───── Collected material
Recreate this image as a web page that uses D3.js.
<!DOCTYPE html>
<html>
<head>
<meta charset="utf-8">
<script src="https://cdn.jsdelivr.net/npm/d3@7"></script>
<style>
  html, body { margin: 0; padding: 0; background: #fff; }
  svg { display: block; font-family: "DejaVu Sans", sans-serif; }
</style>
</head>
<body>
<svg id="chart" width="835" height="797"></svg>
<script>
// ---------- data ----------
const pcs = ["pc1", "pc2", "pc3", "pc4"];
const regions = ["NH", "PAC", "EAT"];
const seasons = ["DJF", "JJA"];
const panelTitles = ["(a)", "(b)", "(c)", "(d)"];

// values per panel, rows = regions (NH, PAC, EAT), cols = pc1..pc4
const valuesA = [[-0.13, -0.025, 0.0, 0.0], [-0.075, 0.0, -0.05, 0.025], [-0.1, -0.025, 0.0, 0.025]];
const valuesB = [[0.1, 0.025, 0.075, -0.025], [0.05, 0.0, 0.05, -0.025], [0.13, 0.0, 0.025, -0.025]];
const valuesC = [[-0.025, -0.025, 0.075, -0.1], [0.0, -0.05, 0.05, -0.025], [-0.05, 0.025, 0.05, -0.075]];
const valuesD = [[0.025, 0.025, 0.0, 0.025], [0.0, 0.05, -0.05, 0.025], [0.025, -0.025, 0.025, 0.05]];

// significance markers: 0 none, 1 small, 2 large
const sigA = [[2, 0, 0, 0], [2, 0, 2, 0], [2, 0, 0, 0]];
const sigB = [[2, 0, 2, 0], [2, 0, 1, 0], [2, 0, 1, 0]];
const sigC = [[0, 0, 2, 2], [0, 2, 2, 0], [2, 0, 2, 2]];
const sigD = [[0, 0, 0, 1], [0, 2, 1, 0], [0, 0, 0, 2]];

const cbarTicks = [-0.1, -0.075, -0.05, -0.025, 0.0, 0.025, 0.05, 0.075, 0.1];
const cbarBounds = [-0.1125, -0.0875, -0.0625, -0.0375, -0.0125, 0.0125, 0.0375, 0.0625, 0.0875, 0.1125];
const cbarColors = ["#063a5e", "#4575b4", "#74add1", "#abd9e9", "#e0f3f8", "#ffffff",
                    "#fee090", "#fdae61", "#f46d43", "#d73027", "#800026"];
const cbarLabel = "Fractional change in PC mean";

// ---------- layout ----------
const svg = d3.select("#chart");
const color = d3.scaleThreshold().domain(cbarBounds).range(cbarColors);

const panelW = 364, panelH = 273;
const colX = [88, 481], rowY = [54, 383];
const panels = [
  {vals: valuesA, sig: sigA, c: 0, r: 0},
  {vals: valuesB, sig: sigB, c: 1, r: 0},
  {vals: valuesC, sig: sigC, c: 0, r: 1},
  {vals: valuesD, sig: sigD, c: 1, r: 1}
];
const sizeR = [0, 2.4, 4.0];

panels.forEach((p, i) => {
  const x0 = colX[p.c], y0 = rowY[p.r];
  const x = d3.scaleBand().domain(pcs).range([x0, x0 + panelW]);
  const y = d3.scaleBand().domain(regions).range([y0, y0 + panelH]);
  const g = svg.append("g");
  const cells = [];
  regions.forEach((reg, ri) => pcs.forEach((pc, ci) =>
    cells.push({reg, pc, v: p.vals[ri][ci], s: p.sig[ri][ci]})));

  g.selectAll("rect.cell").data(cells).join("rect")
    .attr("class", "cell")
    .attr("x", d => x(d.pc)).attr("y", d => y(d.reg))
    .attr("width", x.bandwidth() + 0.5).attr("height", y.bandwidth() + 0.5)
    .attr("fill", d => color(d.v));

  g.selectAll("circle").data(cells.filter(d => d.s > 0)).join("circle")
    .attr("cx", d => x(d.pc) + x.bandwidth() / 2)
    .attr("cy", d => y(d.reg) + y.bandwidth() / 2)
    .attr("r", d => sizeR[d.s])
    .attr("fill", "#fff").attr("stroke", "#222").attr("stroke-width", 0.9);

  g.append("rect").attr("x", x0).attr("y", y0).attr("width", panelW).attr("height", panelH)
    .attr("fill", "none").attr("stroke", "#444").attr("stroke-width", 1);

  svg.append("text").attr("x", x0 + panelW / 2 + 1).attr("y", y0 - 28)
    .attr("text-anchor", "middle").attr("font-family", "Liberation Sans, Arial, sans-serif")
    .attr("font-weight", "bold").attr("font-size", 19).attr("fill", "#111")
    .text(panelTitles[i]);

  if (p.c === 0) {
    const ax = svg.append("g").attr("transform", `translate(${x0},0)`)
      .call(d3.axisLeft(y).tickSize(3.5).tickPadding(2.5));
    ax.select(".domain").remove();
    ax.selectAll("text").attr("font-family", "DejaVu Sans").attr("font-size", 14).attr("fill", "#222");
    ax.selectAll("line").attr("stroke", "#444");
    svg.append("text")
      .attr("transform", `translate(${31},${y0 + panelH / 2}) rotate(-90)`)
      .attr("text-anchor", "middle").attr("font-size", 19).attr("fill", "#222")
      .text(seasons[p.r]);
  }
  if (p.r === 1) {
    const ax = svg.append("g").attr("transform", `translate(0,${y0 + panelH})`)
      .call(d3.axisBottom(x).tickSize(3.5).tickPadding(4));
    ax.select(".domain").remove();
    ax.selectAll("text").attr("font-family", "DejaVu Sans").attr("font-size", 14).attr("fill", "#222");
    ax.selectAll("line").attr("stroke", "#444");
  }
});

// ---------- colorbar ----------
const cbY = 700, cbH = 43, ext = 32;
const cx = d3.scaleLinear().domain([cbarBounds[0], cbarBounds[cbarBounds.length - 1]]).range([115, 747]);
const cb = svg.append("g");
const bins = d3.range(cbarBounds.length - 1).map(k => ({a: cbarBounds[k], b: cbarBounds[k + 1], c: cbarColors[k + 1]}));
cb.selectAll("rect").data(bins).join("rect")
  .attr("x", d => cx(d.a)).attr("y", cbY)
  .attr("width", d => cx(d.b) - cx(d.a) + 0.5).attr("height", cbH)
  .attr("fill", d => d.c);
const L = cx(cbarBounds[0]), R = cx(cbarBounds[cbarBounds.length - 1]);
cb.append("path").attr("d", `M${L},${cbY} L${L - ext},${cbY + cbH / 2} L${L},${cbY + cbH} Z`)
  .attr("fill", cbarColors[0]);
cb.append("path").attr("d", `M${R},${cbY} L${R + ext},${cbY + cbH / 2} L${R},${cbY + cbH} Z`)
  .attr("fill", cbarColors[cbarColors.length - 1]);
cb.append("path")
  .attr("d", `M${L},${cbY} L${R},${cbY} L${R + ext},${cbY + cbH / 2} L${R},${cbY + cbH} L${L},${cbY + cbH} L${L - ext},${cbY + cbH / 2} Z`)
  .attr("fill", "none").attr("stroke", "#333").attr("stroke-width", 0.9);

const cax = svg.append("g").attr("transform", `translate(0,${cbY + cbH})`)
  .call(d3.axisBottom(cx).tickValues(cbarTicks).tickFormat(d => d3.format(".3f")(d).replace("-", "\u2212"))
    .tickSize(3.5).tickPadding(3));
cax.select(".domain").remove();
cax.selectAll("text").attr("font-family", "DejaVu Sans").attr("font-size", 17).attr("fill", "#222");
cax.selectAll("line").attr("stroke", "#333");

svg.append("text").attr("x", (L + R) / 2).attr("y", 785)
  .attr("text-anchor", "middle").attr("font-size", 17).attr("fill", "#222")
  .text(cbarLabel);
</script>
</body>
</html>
──────────
**Description of the task**
Word for word, restate all of the data shown above.

**Finished answer**
Recreate this image as a web page that uses D3.js.
<!DOCTYPE html>
<html>
<head>
<meta charset="utf-8">
<script src="https://cdn.jsdelivr.net/npm/d3@7"></script>
<style>
  html, body { margin: 0; padding: 0; background: #fff; }
  svg { display: block; font-family: "DejaVu Sans", sans-serif; }
</style>
</head>
<body>
<svg id="chart" width="835" height="797"></svg>
<script>
// ---------- data ----------
const pcs = ["pc1", "pc2", "pc3", "pc4"];
const regions = ["NH", "PAC", "EAT"];
const seasons = ["DJF", "JJA"];
const panelTitles = ["(a)", "(b)", "(c)", "(d)"];

// values per panel, rows = regions (NH, PAC, EAT), cols = pc1..pc4
const valuesA = [[-0.13, -0.025, 0.0, 0.0], [-0.075, 0.0, -0.05, 0.025], [-0.1, -0.025, 0.0, 0.025]];
const valuesB = [[0.1, 0.025, 0.075, -0.025], [0.05, 0.0, 0.05, -0.025], [0.13, 0.0, 0.025, -0.025]];
const valuesC = [[-0.025, -0.025, 0.075, -0.1], [0.0, -0.05, 0.05, -0.025], [-0.05, 0.025, 0.05, -0.075]];
const valuesD = [[0.025, 0.025, 0.0, 0.025], [0.0, 0.05, -0.05, 0.025], [0.025, -0.025, 0.025, 0.05]];

// significance markers: 0 none, 1 small, 2 large
const sigA = [[2, 0, 0, 0], [2, 0, 2, 0], [2, 0, 0, 0]];
const sigB = [[2, 0, 2, 0], [2, 0, 1, 0], [2, 0, 1, 0]];
const sigC = [[0, 0, 2, 2], [0, 2, 2, 0], [2, 0, 2, 2]];
const sigD = [[0, 0, 0, 1], [0, 2, 1, 0], [0, 0, 0, 2]];

const cbarTicks = [-0.1, -0.075, -0.05, -0.025, 0.0, 0.025, 0.05, 0.075, 0.1];
const cbarBounds = [-0.1125, -0.0875, -0.0625, -0.0375, -0.0125, 0.0125, 0.0375, 0.0625, 0.0875, 0.1125];
const cbarColors = ["#063a5e", "#4575b4", "#74add1", "#abd9e9", "#e0f3f8", "#ffffff",
                    "#fee090", "#fdae61", "#f46d43", "#d73027", "#800026"];
const cbarLabel = "Fractional change in PC mean";

// ---------- layout ----------
const svg = d3.select("#chart");
const color = d3.scaleThreshold().domain(cbarBounds).range(cbarColors);

const panelW = 364, panelH = 273;
const colX = [88, 481], rowY = [54, 383];
const panels = [
  {vals: valuesA, sig: sigA, c: 0, r: 0},
  {vals: valuesB, sig: sigB, c: 1, r: 0},
  {vals: valuesC, sig: sigC, c: 0, r: 1},
  {vals: valuesD, sig: sigD, c: 1, r: 1}
];
const sizeR = [0, 2.4, 4.0];

panels.forEach((p, i) => {
  const x0 = colX[p.c], y0 = rowY[p.r];
  const x = d3.scaleBand().domain(pcs).range([x0, x0 + panelW]);
  const y = d3.scaleBand().domain(regions).range([y0, y0 + panelH]);
  const g = svg.append("g");
  const cells = [];
  regions.forEach((reg, ri) => pcs.forEach((pc, ci) =>
    cells.push({reg, pc, v: p.vals[ri][ci], s: p.sig[ri][ci]})));

  g.selectAll("rect.cell").data(cells).join("rect")
    .attr("class", "cell")
    .attr("x", d => x(d.pc)).attr("y", d => y(d.reg))
    .attr("width", x.bandwidth() + 0.5).attr("height", y.bandwidth() + 0.5)
    .attr("fill", d => color(d.v));

  g.selectAll("circle").data(cells.filter(d => d.s > 0)).join("circle")
    .attr("cx", d => x(d.pc) + x.bandwidth() / 2)
    .attr("cy", d => y(d.reg) + y.bandwidth() / 2)
    .attr("r", d => sizeR[d.s])
    .attr("fill", "#fff").attr("stroke", "#222").attr("stroke-width", 0.9);

  g.append("rect").attr("x", x0).attr("y", y0).attr("width", panelW).attr("height", panelH)
    .attr("fill", "none").attr("stroke", "#444").attr("stroke-width", 1);

  svg.append("text").attr("x", x0 + panelW / 2 + 1).attr("y", y0 - 28)
    .attr("text-anchor", "middle").attr("font-family", "Liberation Sans, Arial, sans-serif")
    .attr("font-weight", "bold").attr("font-size", 19).attr("fill", "#111")
    .text(panelTitles[i]);

  if (p.c === 0) {
    const ax = svg.append("g").attr("transform", `translate(${x0},0)`)
      .call(d3.axisLeft(y).tickSize(3.5).tickPadding(2.5));
    ax.select(".domain").remove();
    ax.selectAll("text").attr("font-family", "DejaVu Sans").attr("font-size", 14).attr("fill", "#222");
    ax.selectAll("line").attr("stroke", "#444");
    svg.append("text")
      .attr("transform", `translate(${31},${y0 + panelH / 2}) rotate(-90)`)
      .attr("text-anchor", "middle").attr("font-size", 19).attr("fill", "#222")
      .text(seasons[p.r]);
  }
  if (p.r === 1) {
    const ax = svg.append("g").attr("transform", `translate(0,${y0 + panelH})`)
      .call(d3.axisBottom(x).tickSize(3.5).tickPadding(4));
    ax.select(".domain").remove();
    ax.selectAll("text").attr("font-family", "DejaVu Sans").attr("font-size", 14).attr("fill", "#222");
    ax.selectAll("line").attr("stroke", "#444");
  }
});

// ---------- colorbar ----------
const cbY = 700, cbH = 43, ext = 32;
const cx = d3.scaleLinear().domain([cbarBounds[0], cbarBounds[cbarBounds.length - 1]]).range([115, 747]);
const cb = svg.append("g");
const bins = d3.range(cbarBounds.length - 1).map(k => ({a: cbarBounds[k], b: cbarBounds[k + 1], c: cbarColors[k + 1]}));
cb.selectAll("rect").data(bins).join("rect")
  .attr("x", d => cx(d.a)).attr("y", cbY)
  .attr("width", d => cx(d.b) - cx(d.a) + 0.5).attr("height", cbH)
  .attr("fill", d => d.c);
const L = cx(cbarBounds[0]), R = cx(cbarBounds[cbarBounds.length - 1]);
cb.append("path").attr("d", `M${L},${cbY} L${L - ext},${cbY + cbH / 2} L${L},${cbY + cbH} Z`)
  .attr("fill", cbarColors[0]);
cb.append("path").attr("d", `M${R},${cbY} L${R + ext},${cbY + cbH / 2} L${R},${cbY + cbH} Z`)
  .attr("fill", cbarColors[cbarColors.length - 1]);
cb.append("path")
  .attr("d", `M${L},${cbY} L${R},${cbY} L${R + ext},${cbY + cbH / 2} L${R},${cbY + cbH} L${L},${cbY + cbH} L${L - ext},${cbY + cbH / 2} Z`)
  .attr("fill", "none").attr("stroke", "#333").attr("stroke-width", 0.9);

const cax = svg.append("g").attr("transform", `translate(0,${cbY + cbH})`)
  .call(d3.axisBottom(cx).tickValues(cbarTicks).tickFormat(d => d3.format(".3f")(d).replace("-", "\u2212"))
    .tickSize(3.5).tickPadding(3));
cax.select(".domain").remove();
cax.selectAll("text").attr("font-family", "DejaVu Sans").attr("font-size", 17).attr("fill", "#222");
cax.selectAll("line").attr("stroke", "#333");

svg.append("text").attr("x", (L + R) / 2).attr("y", 785)
  .attr("text-anchor", "middle").attr("font-size", 17).attr("fill", "#222")
  .text(cbarLabel);
</script>
</body>
</html>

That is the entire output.